John Dee was a sixteenth-century scientist and a scholar, renowned throughout Europe but feared in his own England as being a conjurer, a magician, a dabbler in dark arts. Like Sansom's Shardlake, Dee is an outsider: much as Shardlake is feared and despised for his hunchback, Dee is feared and despised for his constant search for knowledge of the universe. In the religious chaos of England at the time, where pagan rituals lingered amidst the ruins left by the battles between Protestant and Catholic, English Church and Papists, Dee was both Christian and scientist, scholar of both the Bible and of more ancient -- even occult -- religious documents. In Richman's rich and fascinating novel, Dee struggles with the reconciliation between knowledge and faith, curiosity and piety, but his determination to understand the world always wins out.

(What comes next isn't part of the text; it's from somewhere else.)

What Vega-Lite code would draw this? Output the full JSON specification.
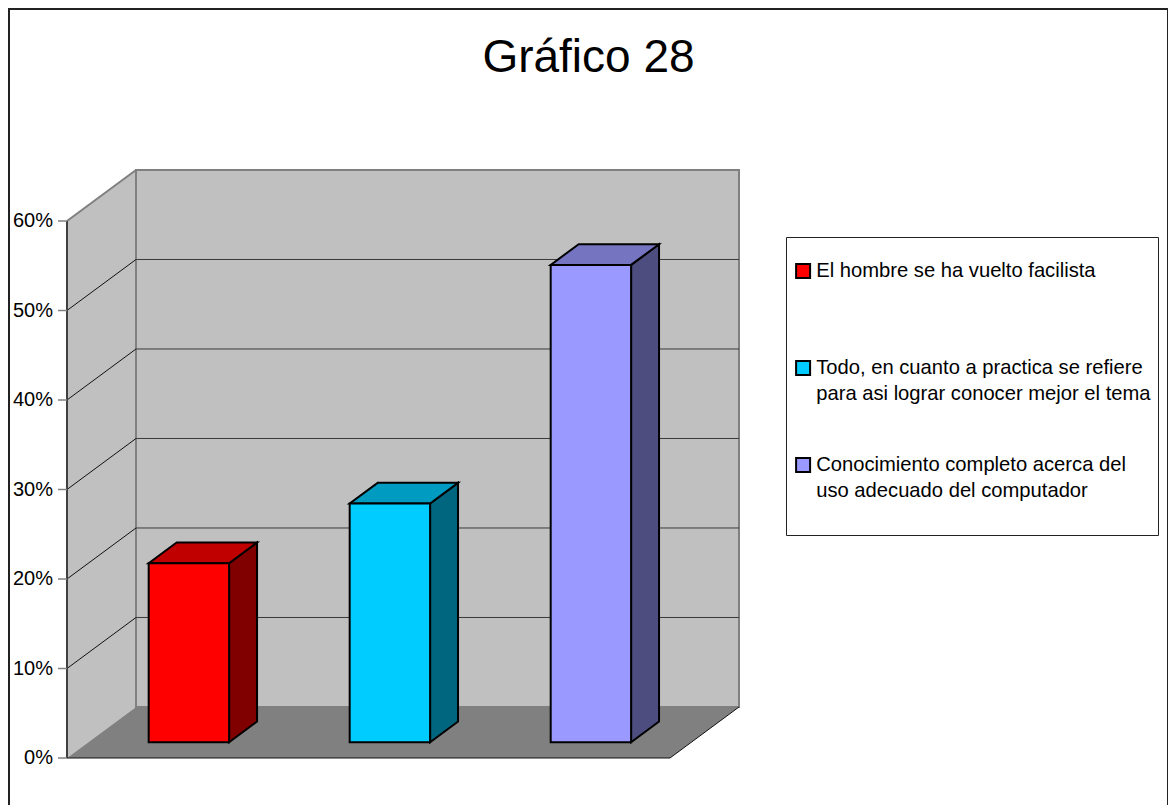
{
  "$schema": "https://vega.github.io/schema/vega-lite/v6.json",
  "autosize": "none",
  "padding": {"left": 9, "top": 9, "right": 0, "bottom": 0},
  "width": 1159,
  "height": 800,
  "background": "white",
  "config": {
    "view": {"stroke": "#222222", "strokeWidth": 2},
    "font": "Liberation Sans",
    "style": {"guide-label": {"lineHeight": 26}}
  },
  "title": {
    "text": "Gráfico 28",
    "font": "Liberation Sans",
    "fontSize": 46,
    "fontWeight": "normal",
    "color": "black",
    "anchor": "middle",
    "frame": "group",
    "offset": -73
  },
  "datasets": {
    "respuestas": [
      {"respuesta": "El hombre se ha vuelto facilista", "porcentaje": 0.2},
      {"respuesta": "Todo, en cuanto a practica se refiere para asi lograr conocer mejor el tema", "porcentaje": 0.2667},
      {"respuesta": "Conocimiento completo acerca del uso adecuado del computador", "porcentaje": 0.5333}
    ],
    "planos": [{"plano": "frente"}, {"plano": "fondo"}],
    "niveles": [
      {"nivel": 0}, {"nivel": 0.1}, {"nivel": 0.2}, {"nivel": 0.3},
      {"nivel": 0.4}, {"nivel": 0.5}, {"nivel": 0.6}
    ]
  },
  "layer": [
    {
      "data": {"name": "planos"},
      "transform": [
        {"calculate": "datum.plano == 'fondo' ? 1 : 0", "as": "f"},
        {"calculate": "datum.f * 0.3433", "as": "xa"},
        {"calculate": "datum.f * 0.057", "as": "ya"},
        {"calculate": "0.6 + datum.f * 0.057", "as": "yb"}
      ],
      "mark": {"type": "area", "orient": "vertical", "fill": "#c0c0c0", "opacity": 1},
      "encoding": {
        "x": {"field": "xa", "type": "quantitative", "scale": {"domain": [-0.288557, 5.477612], "nice": false, "zero": false}, "axis": null},
        "y": {
          "field": "ya", "type": "quantitative", "stack": null,
          "scale": {"domain": [-0.056983, 0.836872], "nice": false, "zero": false},
          "axis": null
        },
        "y2": {"field": "yb"}
      }
    },
    {
      "data": {"name": "planos"},
      "transform": [
        {"calculate": "datum.plano == 'fondo' ? 1 : 0", "as": "f"},
        {"calculate": "datum.f * 0.3433", "as": "xa"},
        {"calculate": "3 + datum.f * 0.3433", "as": "xb"},
        {"calculate": "datum.f * 0.057", "as": "ya"}
      ],
      "mark": {"type": "area", "orient": "horizontal", "fill": "#808080", "opacity": 1},
      "encoding": {
        "y": {"field": "ya", "type": "quantitative", "stack": null, "axis": null},
        "x": {"field": "xa", "type": "quantitative", "axis": null},
        "x2": {"field": "xb"}
      }
    },
    {
      "data": {"name": "planos"},
      "transform": [
        {"filter": "datum.plano == 'fondo'"},
        {"calculate": "0.3433", "as": "xa"},
        {"calculate": "3.3433", "as": "xb"},
        {"calculate": "0.057", "as": "ya"},
        {"calculate": "0.657", "as": "yb"}
      ],
      "mark": {"type": "rect", "fill": "#c0c0c0", "stroke": "#808080", "strokeWidth": 2},
      "encoding": {
        "x": {"field": "xa", "type": "quantitative", "axis": null},
        "x2": {"field": "xb"},
        "y": {"field": "ya", "type": "quantitative", "axis": null},
        "y2": {"field": "yb"}
      }
    },
    {
      "data": {"name": "niveles"},
      "transform": [
        {"filter": "datum.nivel > 0 && datum.nivel < 0.6"},
        {"calculate": "0.3433", "as": "xa"},
        {"calculate": "3.3433", "as": "xb"},
        {"calculate": "datum.nivel + 0.057", "as": "ya"}
      ],
      "mark": {"type": "rule", "color": "#3a3a3a", "strokeWidth": 1},
      "encoding": {
        "x": {"field": "xa", "type": "quantitative", "axis": null},
        "x2": {"field": "xb"},
        "y": {"field": "ya", "type": "quantitative", "axis": null}
      }
    },
    {
      "data": {"name": "niveles"},
      "transform": [
        {"filter": "datum.nivel > 0 && datum.nivel < 0.6"},
        {"calculate": "0", "as": "xa"},
        {"calculate": "0.3433", "as": "xb"},
        {"calculate": "datum.nivel + 0.057", "as": "yb"}
      ],
      "mark": {"type": "rule", "color": "#111111", "strokeWidth": 1},
      "encoding": {
        "x": {"field": "xa", "type": "quantitative", "axis": null},
        "x2": {"field": "xb"},
        "y": {"field": "nivel", "type": "quantitative", "axis": null},
        "y2": {"field": "yb"}
      }
    },
    {
      "data": {"name": "niveles"},
      "transform": [
        {"filter": "datum.nivel == 0.6"},
        {"calculate": "0", "as": "xa"},
        {"calculate": "0.3433", "as": "xb"},
        {"calculate": "datum.nivel + 0.057", "as": "yb"}
      ],
      "mark": {"type": "rule", "color": "#808080", "strokeWidth": 2},
      "encoding": {
        "x": {"field": "xa", "type": "quantitative", "axis": null},
        "x2": {"field": "xb"},
        "y": {"field": "nivel", "type": "quantitative", "axis": null},
        "y2": {"field": "yb"}
      }
    },
    {
      "data": {"name": "niveles"},
      "transform": [
        {"filter": "datum.nivel == 0.6"},
        {"calculate": "0", "as": "xa"},
        {"calculate": "0", "as": "ya"}
      ],
      "mark": {"type": "rule", "color": "#404040", "strokeWidth": 2},
      "encoding": {
        "x": {"field": "xa", "type": "quantitative", "axis": null},
        "y": {"field": "ya", "type": "quantitative", "axis": null},
        "y2": {"field": "nivel"}
      }
    },
    {
      "data": {"name": "planos"},
      "transform": [
        {"calculate": "datum.plano == 'fondo' ? 1 : 0", "as": "f"},
        {"calculate": "datum.f == 1 ? 3 : 0", "as": "xa"},
        {"calculate": "datum.f == 1 ? 3.3433 : 3", "as": "xb"},
        {"calculate": "0", "as": "ya"},
        {"calculate": "datum.f == 1 ? 0.057 : 0", "as": "yb"}
      ],
      "mark": {"type": "rule", "color": "#111111", "strokeWidth": 1},
      "encoding": {
        "x": {"field": "xa", "type": "quantitative", "axis": null},
        "x2": {"field": "xb"},
        "y": {"field": "ya", "type": "quantitative", "axis": null},
        "y2": {"field": "yb"}
      }
    },
    {
      "data": {"name": "niveles"},
      "transform": [
        {"calculate": "-0.0448", "as": "xa"},
        {"calculate": "0", "as": "xb"}
      ],
      "mark": {"type": "rule", "color": "#808080", "strokeWidth": 1.5},
      "encoding": {
        "x": {"field": "xa", "type": "quantitative", "axis": null},
        "x2": {"field": "xb"},
        "y": {"field": "nivel", "type": "quantitative", "axis": null}
      }
    },
    {
      "data": {"name": "niveles"},
      "transform": [
        {"calculate": "0", "as": "xa"}
      ],
      "mark": {"type": "text", "align": "right", "baseline": "middle", "dx": -14, "font": "Liberation Sans", "fontSize": 20, "color": "black"},
      "encoding": {
        "x": {"field": "xa", "type": "quantitative", "axis": null},
        "y": {"field": "nivel", "type": "quantitative", "axis": null},
        "text": {"field": "nivel", "type": "quantitative", "format": ".0%"}
      }
    },
    {
      "data": {"name": "respuestas"},
      "transform": [
        {"window": [{"op": "row_number", "as": "orden"}]},
        {"calculate": "0.31", "as": "frontal"},
        {"calculate": "0.715", "as": "trasera"},
        {"fold": ["frontal", "trasera"], "as": ["cara", "f"]},
        {"calculate": "datum.orden - 1 + 0.7 + datum.f * 0.3433", "as": "xa"},
        {"calculate": "datum.f * 0.057", "as": "ya"},
        {"calculate": "datum.porcentaje + datum.f * 0.057", "as": "yb"}
      ],
      "mark": {"type": "area", "orient": "vertical", "stroke": "black", "strokeWidth": 2, "strokeJoin": "miter", "opacity": 1},
      "encoding": {
        "x": {"field": "xa", "type": "quantitative", "axis": null},
        "y": {"field": "ya", "type": "quantitative", "stack": null, "axis": null},
        "y2": {"field": "yb"},
        "fill": {
          "field": "respuesta", "type": "nominal", "sort": null, "legend": null,
          "scale": {"range": ["#800000", "#006680", "#4d4d80"]}
        }
      }
    },
    {
      "data": {"name": "respuestas"},
      "transform": [
        {"window": [{"op": "row_number", "as": "orden"}]},
        {"calculate": "0.31", "as": "frontal"},
        {"calculate": "0.715", "as": "trasera"},
        {"fold": ["frontal", "trasera"], "as": ["cara", "f"]},
        {"calculate": "datum.orden - 1 + 0.3 + datum.f * 0.3433", "as": "xa"},
        {"calculate": "datum.orden - 1 + 0.7 + datum.f * 0.3433", "as": "xb"},
        {"calculate": "datum.porcentaje + datum.f * 0.057", "as": "ya"}
      ],
      "mark": {"type": "area", "orient": "horizontal", "stroke": "black", "strokeWidth": 2, "strokeJoin": "miter", "opacity": 1},
      "encoding": {
        "y": {"field": "ya", "type": "quantitative", "stack": null, "axis": null},
        "x": {"field": "xa", "type": "quantitative", "axis": null},
        "x2": {"field": "xb"},
        "fill": {
          "field": "respuesta", "type": "nominal", "sort": null, "legend": null,
          "scale": {"range": ["#c00000", "#009bc0", "#7474c0"]}
        }
      }
    },
    {
      "data": {"name": "respuestas"},
      "transform": [
        {"window": [{"op": "row_number", "as": "orden"}]},
        {"calculate": "datum.orden - 1 + 0.3 + 0.31 * 0.3433", "as": "xa"},
        {"calculate": "datum.orden - 1 + 0.7 + 0.31 * 0.3433", "as": "xb"},
        {"calculate": "0.31 * 0.057", "as": "ya"},
        {"calculate": "datum.porcentaje + 0.31 * 0.057", "as": "yb"}
      ],
      "mark": {"type": "rect", "stroke": "black", "strokeWidth": 2, "opacity": 1},
      "encoding": {
        "x": {"field": "xa", "type": "quantitative", "axis": null},
        "x2": {"field": "xb"},
        "y": {"field": "ya", "type": "quantitative", "axis": null},
        "y2": {"field": "yb"},
        "fill": {
          "field": "respuesta", "type": "nominal", "sort": null,
          "scale": {"range": ["#ff0000", "#00ccff", "#9999ff"]},
          "legend": {
            "orient": "none",
            "legendX": 777,
            "legendY": 228,
            "title": " ",
            "titleFontSize": 10,
            "titlePadding": 7,
            "padding": 7,
            "strokeColor": "#222222",
            "fillColor": "white",
            "symbolType": "square",
            "symbolSize": 196,
            "symbolStrokeColor": "black",
            "symbolStrokeWidth": 2,
            "symbolOpacity": 1,
            "labelFont": "Liberation Sans",
            "labelFontSize": 20.2,
            "labelColor": "black",
            "labelLimit": 600,
            "labelOffset": 3,
            "labelBaseline": "middle",
            "rowPadding": 23,
            "gridAlign": "all",
            "labelExpr": "datum.label == 'El hombre se ha vuelto facilista' ? ['El hombre se ha vuelto facilista', '', ''] : datum.label == 'Todo, en cuanto a practica se refiere para asi lograr conocer mejor el tema' ? ['Todo, en cuanto a practica se refiere', 'para asi lograr conocer mejor el tema', ''] : ['Conocimiento completo acerca del', 'uso adecuado del computador', '']"
          }
        }
      }
    }
  ],
  "resolve": {"scale": {"fill": "independent"}}
}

Lucky for us, because it is Dee's determination to get at the truth that bends and twists Rickman's plot around the myth of Arthur, the mysterious Tor of Glastonbury, and the destiny of Elizabeth. We are drawn into secrets and facts and mysteries as surely as Dee is drawn, and in the end, we are released as he is, in a cathartic, near-apocalyptic resolution of ideals and desires. The Bones of Avalon is a fabulous read and John Dee is a marvelous addition to the world of Tudor intrigue.